- _TASK_: Output the data word for word, dropping every image.

======

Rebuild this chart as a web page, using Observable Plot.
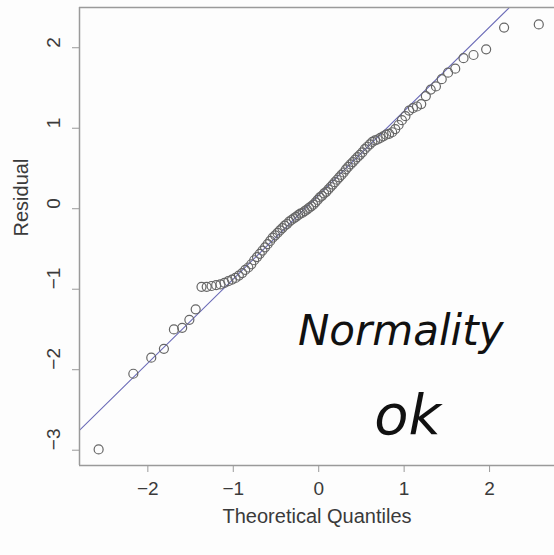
<!DOCTYPE html>
<html>
<head>
<meta charset="utf-8">
<script src="https://cdn.jsdelivr.net/npm/d3@7"></script>
<script src="https://cdn.jsdelivr.net/npm/@observablehq/plot@0.6"></script>
<style>
  html, body { margin: 0; padding: 0; background: #fdfdfd; }
  #chart { width: 554px; height: 555px; }
</style>
</head>
<body>
<div id="chart"></div>
<script>
// Theoretical normal quantiles (n = 100)
const theoretical = [
  -2.576, -2.170, -1.960, -1.812, -1.695, -1.598, -1.514, -1.440, -1.372, -1.311,
  -1.254, -1.200, -1.150, -1.103, -1.058, -1.015, -0.974, -0.935, -0.896, -0.860,
  -0.824, -0.789, -0.755, -0.722, -0.690, -0.659, -0.628, -0.598, -0.568, -0.539,
  -0.510, -0.482, -0.454, -0.426, -0.399, -0.372, -0.345, -0.319, -0.292, -0.266,
  -0.240, -0.215, -0.189, -0.164, -0.138, -0.113, -0.088, -0.063, -0.038, -0.0125,
  0.0125, 0.038, 0.063, 0.088, 0.113, 0.138, 0.164, 0.189, 0.215, 0.240,
  0.266, 0.292, 0.319, 0.345, 0.372, 0.399, 0.426, 0.454, 0.482, 0.510,
  0.539, 0.568, 0.598, 0.628, 0.659, 0.690, 0.722, 0.755, 0.789, 0.824,
  0.860, 0.896, 0.935, 0.974, 1.015, 1.058, 1.103, 1.150, 1.200, 1.254,
  1.311, 1.372, 1.440, 1.514, 1.598, 1.695, 1.812, 1.960, 2.170, 2.576
];
// Sorted residuals
const residual = [
  -2.99, -2.05, -1.85, -1.74, -1.50, -1.48, -1.38, -1.25, -0.97, -0.97,
  -0.96, -0.95, -0.94, -0.92, -0.90, -0.88, -0.86, -0.83, -0.80, -0.76,
  -0.73, -0.69, -0.64, -0.60, -0.56, -0.52, -0.48, -0.44, -0.40, -0.36,
  -0.33, -0.30, -0.27, -0.24, -0.21, -0.19, -0.16, -0.14, -0.12, -0.10,
  -0.08, -0.06, -0.05, -0.03, -0.01, 0.01, 0.03, 0.05, 0.08, 0.11,
  0.14, 0.16, 0.19, 0.21, 0.24, 0.27, 0.30, 0.33, 0.36, 0.39,
  0.42, 0.45, 0.49, 0.52, 0.55, 0.58, 0.61, 0.64, 0.67, 0.70,
  0.74, 0.77, 0.80, 0.83, 0.85, 0.86, 0.88, 0.90, 0.92, 0.93,
  0.95, 0.99, 1.04, 1.10, 1.15, 1.22, 1.25, 1.27, 1.30, 1.40,
  1.48, 1.52, 1.61, 1.69, 1.74, 1.87, 1.91, 1.98, 2.25, 2.29
];
// qqline
const lineIntercept = 0.17;
const lineSlope = 1.044;

const xTicks = [-2, -1, 0, 1, 2];
const yTicks = [-3, -2, -1, 0, 1, 2];
const xTitle = "Theoretical Quantiles";
const yTitle = "Residual";
const notes = ["Normality", "ok"];
const noteX = [0.96, 1.04];
const noteY = [-1.52, -2.57];
const noteSize = [42, 56];

const xDomain = [-2.8, 2.76];
const yDomain = [-3.19, 2.50];

const points = theoretical.map((t, i) => ({x: t, y: residual[i]}));
const qqline = [xDomain[0] - 1, xDomain[1] + 1].map(x => ({x, y: lineIntercept + lineSlope * x}));
const noteData = notes.map((t, i) => ({text: t, x: noteX[i], y: noteY[i], size: noteSize[i]}));

const textColor = "#3a3a3a";
const frameColor = "#9a9a9a";
const fmt = d => d < 0 ? "\u2212" + Math.abs(d) : String(d);

const chart = Plot.plot({
  width: 554,
  height: 555,
  marginLeft: 79,
  marginRight: 0,
  marginTop: 7,
  marginBottom: 90,
  style: {background: "#fdfdfd", fontFamily: "'Liberation Sans', Arial, sans-serif", color: textColor},
  x: {domain: xDomain},
  y: {domain: yDomain},
  marks: [
    Plot.line(qqline, {x: "x", y: "y", stroke: "#6c6cb8", strokeWidth: 1.1, clip: true}),
    Plot.dot(points, {x: "x", y: "y", r: 4.5, stroke: "#666", strokeWidth: 1.2, fill: "none"}),
    Plot.ruleX([xDomain[0]], {stroke: frameColor, strokeWidth: 1.5}),
    Plot.ruleY(yDomain, {stroke: frameColor, strokeWidth: 1.5}),
    Plot.axisX(xTicks, {tickSize: 7, tickPadding: 9, fontSize: 19, stroke: frameColor, fill: textColor, label: null, tickFormat: fmt}),
    Plot.axisY(yTicks, {tickSize: 7, tickFormat: () => "", stroke: frameColor, label: null}),
    Plot.text(yTicks, {y: d => d, text: fmt, frameAnchor: "left", dx: -26, rotate: -90, fontSize: 19, fill: textColor}),
    Plot.text([xTitle], {text: d => d, frameAnchor: "bottom", dy: 57, fontSize: 20, fill: textColor}),
    Plot.text([yTitle], {text: d => d, frameAnchor: "left", dx: -58, rotate: -90, fontSize: 20, fill: textColor}),
    Plot.text(noteData, {x: "x", y: "y", text: "text", fontSize: d => d.size, fill: "#111", fontFamily: "'DejaVu Sans', sans-serif", fontStyle: "italic"})
  ]
});
document.getElementById("chart").append(chart);
</script>
</body>
</html>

======

- _FULL RESPONSE_:
Rebuild this chart as a web page, using Observable Plot.
<!DOCTYPE html>
<html>
<head>
<meta charset="utf-8">
<script src="https://cdn.jsdelivr.net/npm/d3@7"></script>
<script src="https://cdn.jsdelivr.net/npm/@observablehq/plot@0.6"></script>
<style>
  html, body { margin: 0; padding: 0; background: #fdfdfd; }
  #chart { width: 554px; height: 555px; }
</style>
</head>
<body>
<div id="chart"></div>
<script>
// Theoretical normal quantiles (n = 100)
const theoretical = [
  -2.576, -2.170, -1.960, -1.812, -1.695, -1.598, -1.514, -1.440, -1.372, -1.311,
  -1.254, -1.200, -1.150, -1.103, -1.058, -1.015, -0.974, -0.935, -0.896, -0.860,
  -0.824, -0.789, -0.755, -0.722, -0.690, -0.659, -0.628, -0.598, -0.568, -0.539,
  -0.510, -0.482, -0.454, -0.426, -0.399, -0.372, -0.345, -0.319, -0.292, -0.266,
  -0.240, -0.215, -0.189, -0.164, -0.138, -0.113, -0.088, -0.063, -0.038, -0.0125,
  0.0125, 0.038, 0.063, 0.088, 0.113, 0.138, 0.164, 0.189, 0.215, 0.240,
  0.266, 0.292, 0.319, 0.345, 0.372, 0.399, 0.426, 0.454, 0.482, 0.510,
  0.539, 0.568, 0.598, 0.628, 0.659, 0.690, 0.722, 0.755, 0.789, 0.824,
  0.860, 0.896, 0.935, 0.974, 1.015, 1.058, 1.103, 1.150, 1.200, 1.254,
  1.311, 1.372, 1.440, 1.514, 1.598, 1.695, 1.812, 1.960, 2.170, 2.576
];
// Sorted residuals
const residual = [
  -2.99, -2.05, -1.85, -1.74, -1.50, -1.48, -1.38, -1.25, -0.97, -0.97,
  -0.96, -0.95, -0.94, -0.92, -0.90, -0.88, -0.86, -0.83, -0.80, -0.76,
  -0.73, -0.69, -0.64, -0.60, -0.56, -0.52, -0.48, -0.44, -0.40, -0.36,
  -0.33, -0.30, -0.27, -0.24, -0.21, -0.19, -0.16, -0.14, -0.12, -0.10,
  -0.08, -0.06, -0.05, -0.03, -0.01, 0.01, 0.03, 0.05, 0.08, 0.11,
  0.14, 0.16, 0.19, 0.21, 0.24, 0.27, 0.30, 0.33, 0.36, 0.39,
  0.42, 0.45, 0.49, 0.52, 0.55, 0.58, 0.61, 0.64, 0.67, 0.70,
  0.74, 0.77, 0.80, 0.83, 0.85, 0.86, 0.88, 0.90, 0.92, 0.93,
  0.95, 0.99, 1.04, 1.10, 1.15, 1.22, 1.25, 1.27, 1.30, 1.40,
  1.48, 1.52, 1.61, 1.69, 1.74, 1.87, 1.91, 1.98, 2.25, 2.29
];
// qqline
const lineIntercept = 0.17;
const lineSlope = 1.044;

const xTicks = [-2, -1, 0, 1, 2];
const yTicks = [-3, -2, -1, 0, 1, 2];
const xTitle = "Theoretical Quantiles";
const yTitle = "Residual";
const notes = ["Normality", "ok"];
const noteX = [0.96, 1.04];
const noteY = [-1.52, -2.57];
const noteSize = [42, 56];

const xDomain = [-2.8, 2.76];
const yDomain = [-3.19, 2.50];

const points = theoretical.map((t, i) => ({x: t, y: residual[i]}));
const qqline = [xDomain[0] - 1, xDomain[1] + 1].map(x => ({x, y: lineIntercept + lineSlope * x}));
const noteData = notes.map((t, i) => ({text: t, x: noteX[i], y: noteY[i], size: noteSize[i]}));

const textColor = "#3a3a3a";
const frameColor = "#9a9a9a";
const fmt = d => d < 0 ? "\u2212" + Math.abs(d) : String(d);

const chart = Plot.plot({
  width: 554,
  height: 555,
  marginLeft: 79,
  marginRight: 0,
  marginTop: 7,
  marginBottom: 90,
  style: {background: "#fdfdfd", fontFamily: "'Liberation Sans', Arial, sans-serif", color: textColor},
  x: {domain: xDomain},
  y: {domain: yDomain},
  marks: [
    Plot.line(qqline, {x: "x", y: "y", stroke: "#6c6cb8", strokeWidth: 1.1, clip: true}),
    Plot.dot(points, {x: "x", y: "y", r: 4.5, stroke: "#666", strokeWidth: 1.2, fill: "none"}),
    Plot.ruleX([xDomain[0]], {stroke: frameColor, strokeWidth: 1.5}),
    Plot.ruleY(yDomain, {stroke: frameColor, strokeWidth: 1.5}),
    Plot.axisX(xTicks, {tickSize: 7, tickPadding: 9, fontSize: 19, stroke: frameColor, fill: textColor, label: null, tickFormat: fmt}),
    Plot.axisY(yTicks, {tickSize: 7, tickFormat: () => "", stroke: frameColor, label: null}),
    Plot.text(yTicks, {y: d => d, text: fmt, frameAnchor: "left", dx: -26, rotate: -90, fontSize: 19, fill: textColor}),
    Plot.text([xTitle], {text: d => d, frameAnchor: "bottom", dy: 57, fontSize: 20, fill: textColor}),
    Plot.text([yTitle], {text: d => d, frameAnchor: "left", dx: -58, rotate: -90, fontSize: 20, fill: textColor}),
    Plot.text(noteData, {x: "x", y: "y", text: "text", fontSize: d => d.size, fill: "#111", fontFamily: "'DejaVu Sans', sans-serif", fontStyle: "italic"})
  ]
});
document.getElementById("chart").append(chart);
</script>
</body>
</html>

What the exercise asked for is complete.